Fruit that is not yet ripe, like ‘Valencias' and later maturing mandarins are fine because they haven't developed the sugar content and have a firmer skin. They then develop during the rainy season when soil moisture is more regular. Or used to be more regular. With dry, warm winters this may become more or a problem in these later varieties, as well.
Several factors contribute to fruit splitting. Studies indicate that changes in weather, including temperature, relative humidity and wind may exaggerate splitting. The amount of water in the tree changes due to the weather condition, which causes the fruit to shrink. Then with rewetting, the fruit swells and bursts. In the navel orange, it usually occurs at the weakest spot, which is the navel. In other fruit, like blood orange, it can occur as a side split, as seen in the photo below.

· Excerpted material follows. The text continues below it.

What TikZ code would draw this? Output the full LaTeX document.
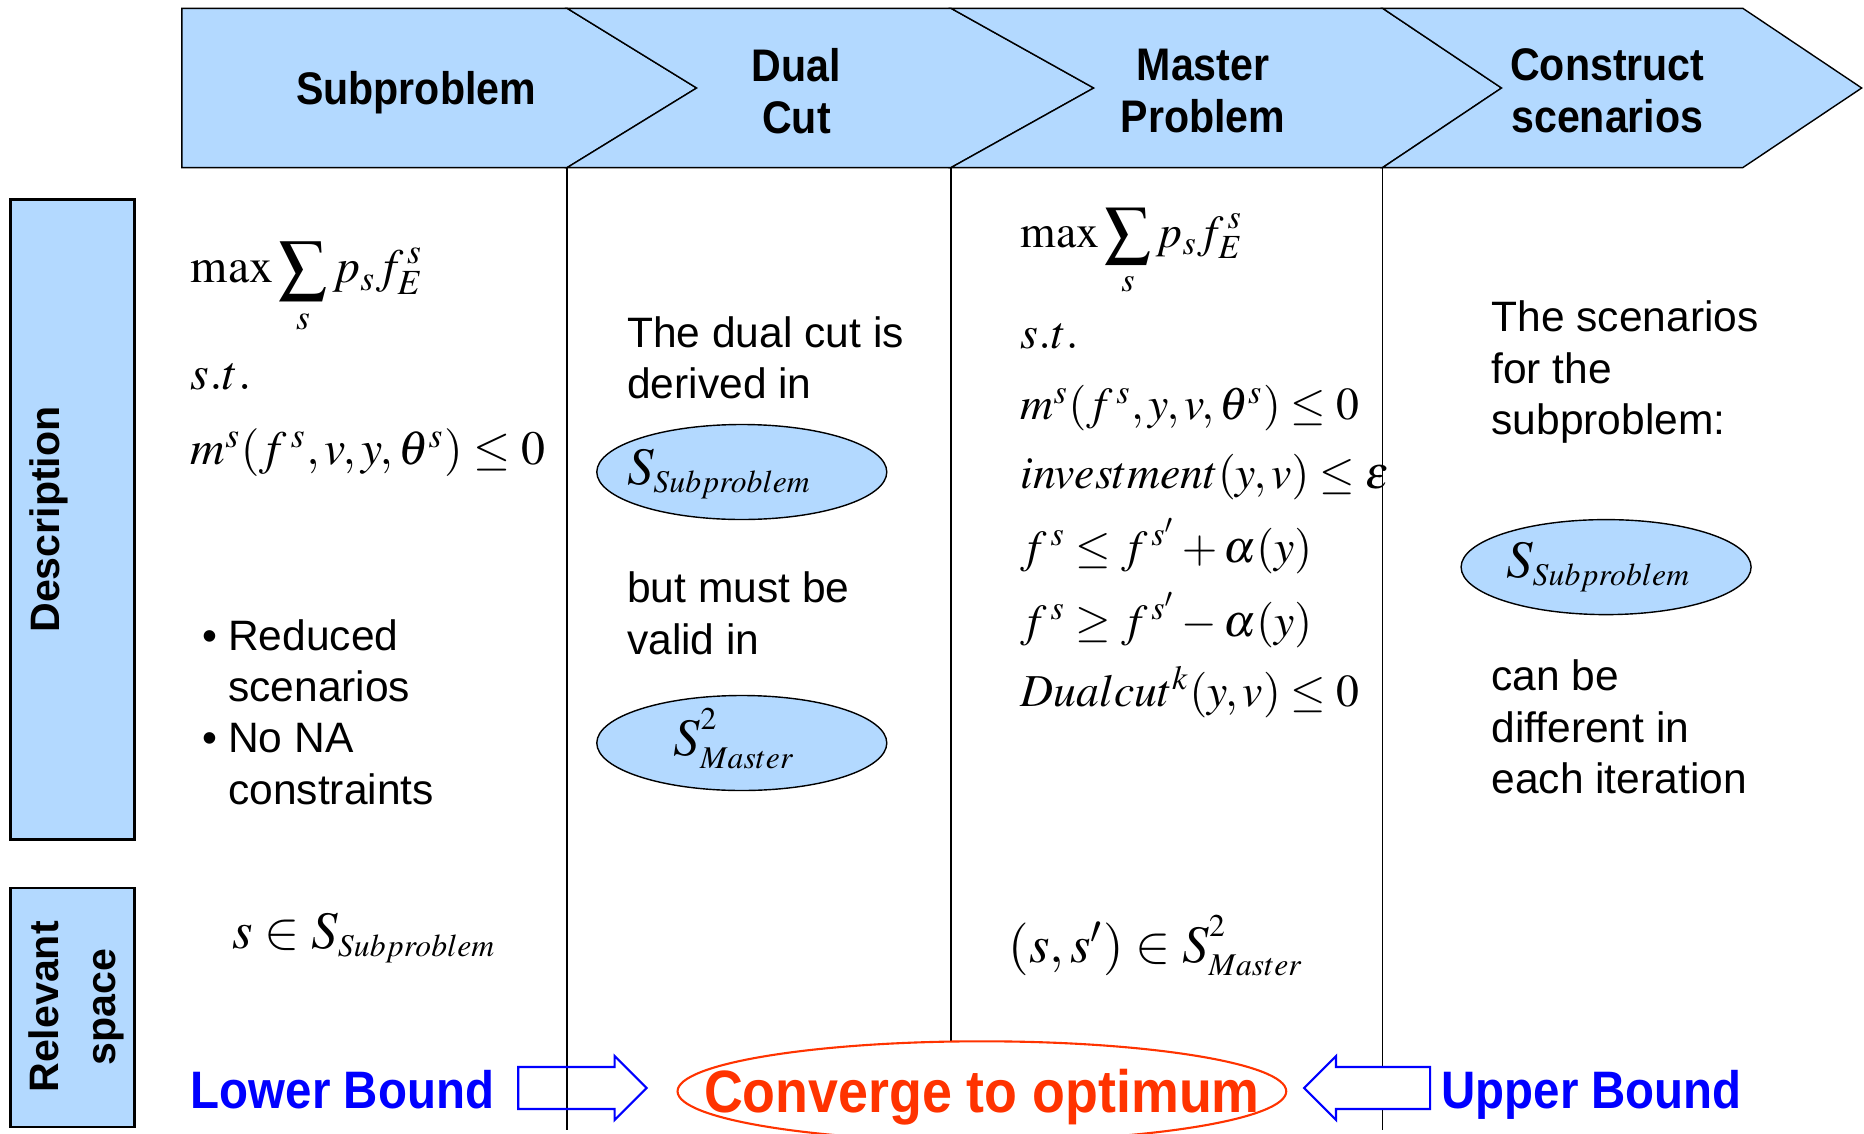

Proper irrigation and other cultural practices can help reduce fruit spitting. Maintaining adequate but not excessive soil moisture is very important. A large area of soil around a tree should be watered since roots normally grow somewhat beyond the edge of the canopy. Wet the soil to a depth of at least 2 feet, then allow it to become somewhat dry in the top few inches before irrigating again. Applying a layer of coarse organic mulch under the canopy beginning at least a foot from the trunk can help moderate soil moisture and soil temperature variation.
Once split, the fruit is not going to recover. It's best to get it off the tree so that it doesn't rot and encourage rodents.